Data ethics & attribution
Every analysis, chart, and export must include:
Data: Open Food Facts (openfoodfacts.org), ODbL v1.0Open Food Facts is a non-profit. If journalists use the data in a
published story, they should credit OFF and optionally link back.
Visualisation
Chart selection
| Goal | Chart type |
|---|---|
| Nutri-Score distribution | Horizontal bar, coloured by grade |
| NOVA distribution | Stacked or grouped bar (never pie) |
| Cross-country comparison | Grouped bar, one group per country |
| Brand comparison | Dot plot or grouped bar |
| Additive frequency | Horizontal bar, sorted descending |
| Database growth by year | Line chart or area chart |
Journalism chart principles
- Title states the finding, not the data. Write "One in three French
products is ultra-processed" — not "NOVA distribution in France". - Show sample size in subtitle:
n = 45,203 products with NOVA data. - Always include attribution in every chart footer.
- Use colorblind-safe palettes. For Nutri-Score use official colours.
- Report missingness. "60% of products lack a Nutri-Score in this
category — the analysis covers the 40% that do."
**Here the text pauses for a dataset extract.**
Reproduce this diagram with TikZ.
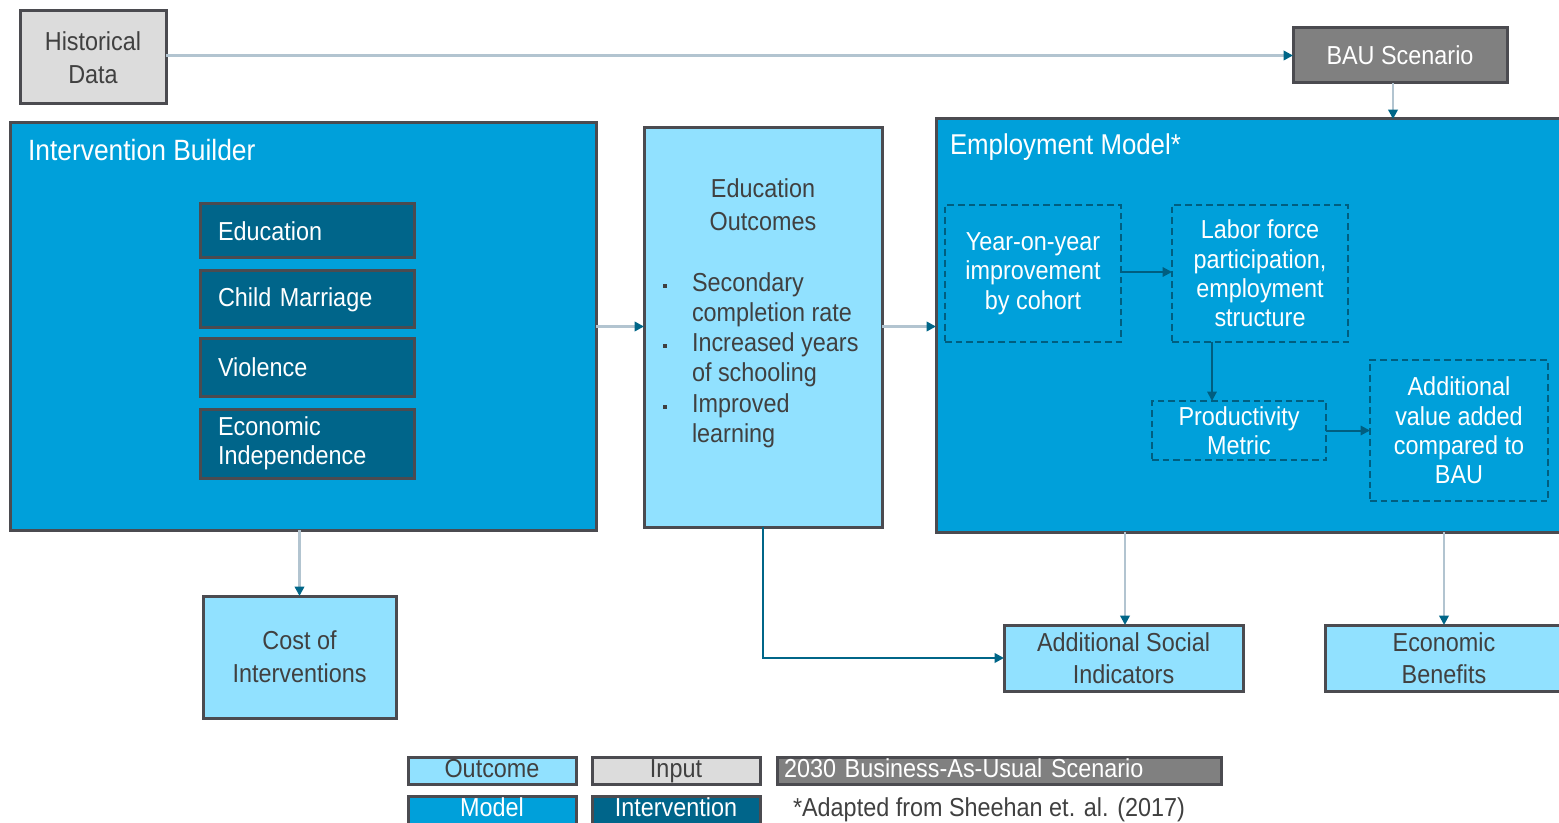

Nutri-Score official colours
NUTRISCORE_COLORS = {
'a': '#038141', # dark green
'b': '#85BB2F', # light green
'c': '#FECB02', # yellow
'd': '#EE8100', # orange
'e': '#E63E11', # red
}NOVA colours
NOVA_COLORS = {
1: '#4CAF50', # green — unprocessed
2: '#8BC34A', # light green — culinary ingredients
3: '#FF9800', # orange — processed
4: '#F44336', # red — ultra-processed
}Output format
Every investigation must produce:
- A clear investigation question (the hypothesis being tested)
- Complete, runnable Python code — no pseudocode, no placeholders
- A finding summary (2–3 sentences on the key insight)
- Data caveats (coverage rate, what's missing, representativeness)
- ODbL attribution:
Data: Open Food Facts (openfoodfacts.org), ODbL v1.0
API mode (secondary — individual lookups only)
Use the REST API only when the user needs real-time data for a specific
product by barcode, or when the parquet file is not available.
sys.path.insert(0, "/path/to/skill/scripts")
from off_client import OFFClient
client = OFFClient(contact_email="workshop@example.com")
# Look up a single product by barcode
product = client.get_product("3017620422003") # Nutella
# Search (rate-limited: 10 req/min, 6s delay per call)
df = client.search_products("olive oil", country="france", page_size=50)The API helper handles rate limiting automatically. See references/api-guide.md
for endpoint details and scripts/off_client.py for method documentation.
Do not use the API for population-level analysis. The search endpoint
returns at most a few hundred products per query and is rate-limited to
10 calls/minute. Use the parquet instead.